Sorry that these comments were not posted sooner! I just realized that they were sitting there waiting for approval--normally I receive an email, but that didn't happen this time.

Bruce, I will always be willing to have a drink with you ;)

Eddy, your eagerness to embrace Bruce's account of free will is precisely why I think Bruce should be a skeptic about free will along with moral responsibility ;)

See Bruce...I told you keeping the notion of restorative free will alive would allow some to think it's enough to ground basic desert and moral responsibility ;)

Bruce,

I look forward to reading this book! And, as a semicompatibilist, I sympathize with the difficulties of pleasing people: the compatiblists hate the "semi" part, and the incompatibilists hate the "compatibilist" part. This reminds me of Peter Strawson's warnings about the futility of seeking reconciliation in this territory.

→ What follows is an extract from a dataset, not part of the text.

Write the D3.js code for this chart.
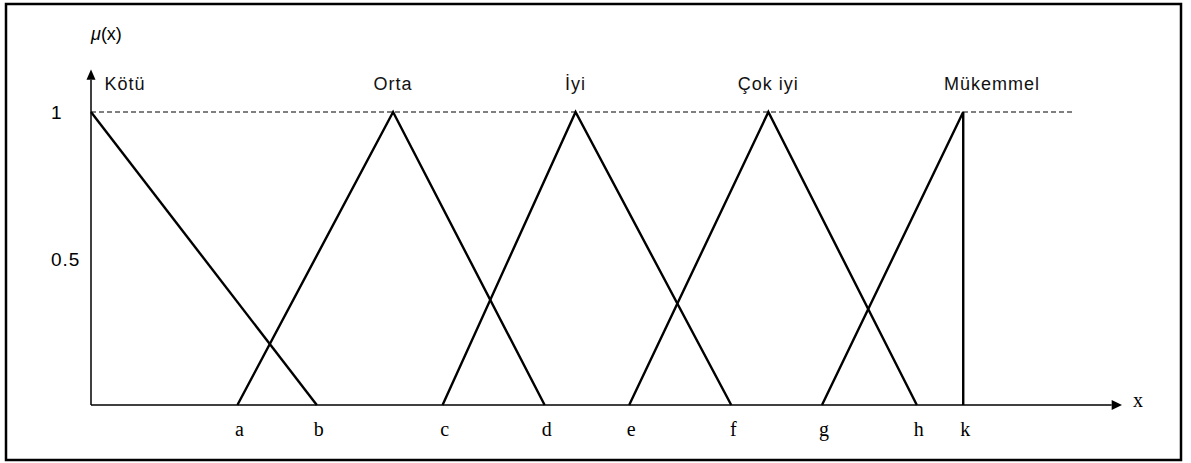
<!DOCTYPE html>
<html>
<head>
<meta charset="utf-8">
<script src="https://cdn.jsdelivr.net/npm/d3@7"></script>
<style>
  body { margin: 0; background: #fff; }
  svg { display: block; }
</style>
</head>
<body>
<div id="chart"></div>
<script>
// membership functions, x in abstract units (0..100), y = mu
const setNames = ["Kötü", "Orta", "İyi", "Çok iyi", "Mükemmel"];
const setPoints = [
  [[0, 1], [21.9, 0]],
  [[14.2, 0], [29.3, 1], [44.0, 0]],
  [[34.1, 0], [47.0, 1], [62.1, 0]],
  [[52.2, 0], [65.7, 1], [80.1, 0]],
  [[70.9, 0], [84.6, 1], [84.6, 0]]
];
const labelX = [1.3, 29.3, 47.0, 65.7, 87.4];
const tickNames = ["a", "b", "c", "d", "e", "f", "g", "h", "k"];
const tickValues = [14.2, 21.9, 34.1, 44.0, 52.2, 62.1, 70.9, 80.1, 84.6];
const yTicks = [1, 0.5];
const dashEnd = 95.4;

const width = 1191, height = 463;
const svg = d3.select("#chart").append("svg")
  .attr("width", width).attr("height", height);

// outer frame
svg.append("rect")
  .attr("x", 6).attr("y", 4)
  .attr("width", 1175).attr("height", 456)
  .attr("fill", "none").attr("stroke", "#000").attr("stroke-width", 2.5);

const x = d3.scaleLinear().domain([0, 100]).range([91, 1122]);
const y = d3.scaleLinear().domain([0, 1]).range([405, 112]);

// axes
svg.append("line")
  .attr("x1", x(0)).attr("x2", x(0))
  .attr("y1", y(0)).attr("y2", y(1.11))
  .attr("stroke", "#000").attr("stroke-width", 1.5);
svg.append("path")
  .attr("d", `M${x(0) - 4.5},${y(1.11)} L${x(0)},${y(1.145)} L${x(0) + 4.5},${y(1.11)} Z`)
  .attr("fill", "#000");

svg.append("line")
  .attr("x1", x(0)).attr("x2", x(99))
  .attr("y1", y(0)).attr("y2", y(0))
  .attr("stroke", "#000").attr("stroke-width", 1.5);
svg.append("path")
  .attr("d", `M${x(99)},${y(0) - 5} L${x(100)},${y(0)} L${x(99)},${y(0) + 5} Z`)
  .attr("fill", "#000");

// dashed line at mu = 1
svg.append("line")
  .attr("x1", x(0)).attr("x2", x(dashEnd))
  .attr("y1", y(1)).attr("y2", y(1))
  .attr("stroke", "#000").attr("stroke-width", 1)
  .attr("stroke-dasharray", "5,3");

// membership lines
const line = d3.line().x(d => x(d[0])).y(d => y(d[1]));
svg.selectAll(".mf").data(setPoints).join("path")
  .attr("class", "mf")
  .attr("d", line)
  .attr("fill", "none")
  .attr("stroke", "#000")
  .attr("stroke-width", 2.4)
  .attr("stroke-linejoin", "miter");

// set names
svg.selectAll(".setname").data(setNames).join("text")
  .attr("class", "setname")
  .attr("x", (d, i) => x(labelX[i]))
  .attr("y", 90)
  .attr("text-anchor", (d, i) => i === 0 ? "start" : "middle")
  .attr("font-family", "Liberation Sans, Arial, sans-serif")
  .attr("font-size", 18)
  .attr("letter-spacing", 1)
  .attr("fill", "#111")
  .text(d => d);

// x tick letters
svg.selectAll(".tick").data(tickNames).join("text")
  .attr("class", "tick")
  .attr("x", (d, i) => x(tickValues[i]) + 2)
  .attr("y", 436)
  .attr("text-anchor", "middle")
  .attr("font-family", "Liberation Serif, Times New Roman, serif")
  .attr("font-size", 20)
  .text(d => d);

svg.append("text")
  .attr("x", x(100) + 11).attr("y", 407)
  .attr("font-family", "Liberation Serif, Times New Roman, serif")
  .attr("font-size", 20)
  .text("x");

// y labels
svg.selectAll(".ytick").data(yTicks).join("text")
  .attr("class", "ytick")
  .attr("x", 51)
  .attr("y", d => y(d) + 7)
  .attr("text-anchor", "start")
  .attr("font-family", "Liberation Sans, Arial, sans-serif")
  .attr("font-size", 19)
  .attr("letter-spacing", 1)
  .text(d => d === 1 ? "1" : d);

svg.append("text")
  .attr("x", 91).attr("y", 40)
  .attr("font-family", "Liberation Sans, Arial, sans-serif")
  .attr("font-size", 18)
  .html('<tspan font-style="italic">μ</tspan>(x)');
</script>
</body>
</html>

Congratulations on this new book!

Gregg, I think Eddy has his own reasons for embracing both free will and moral responsibility -- I would love to take the credit for his excellent work on free will, but I refuse to be blamed for his conclusions concerning moral responsibility. Besides, Tom Clark is always available to keep clear the important distinction between free will and MR, and John Fischer also has a stake in that enterprise. I am VERY eager to read Eddy's forthcoming book on REDISCOVERING FREE WILL (is there a publication date?), and I'm confident I will learn a great deal about free will from his use of neuropsychology and psychological and XPhil studies, and his work integrating those studies into the basic question of free will -- though I suspect that we will continue to take different paths on the question of MR. John, I think the book contains more discussion of your views than of any other subject; as usual, your remarkably clear work is a great stimulus even when (perhaps especially when) I can't quite agree; but I think your account of the control aspect of free will (including the importance of narratives) is a marvelous account of one of the most important aspects of free will, and -- from my perspective -- that account throws into bold relief a broader picture of free will. Also, it was your use of song lyrics in philosophical argument that inspired me to follow your lead -- it's true that you use lines from Frank Sinatra and Sid Vicious, while my lines are taken from gospel songs -- but I trust no one will draw any invidious conclusions concerning our respective characters based on our favorite music.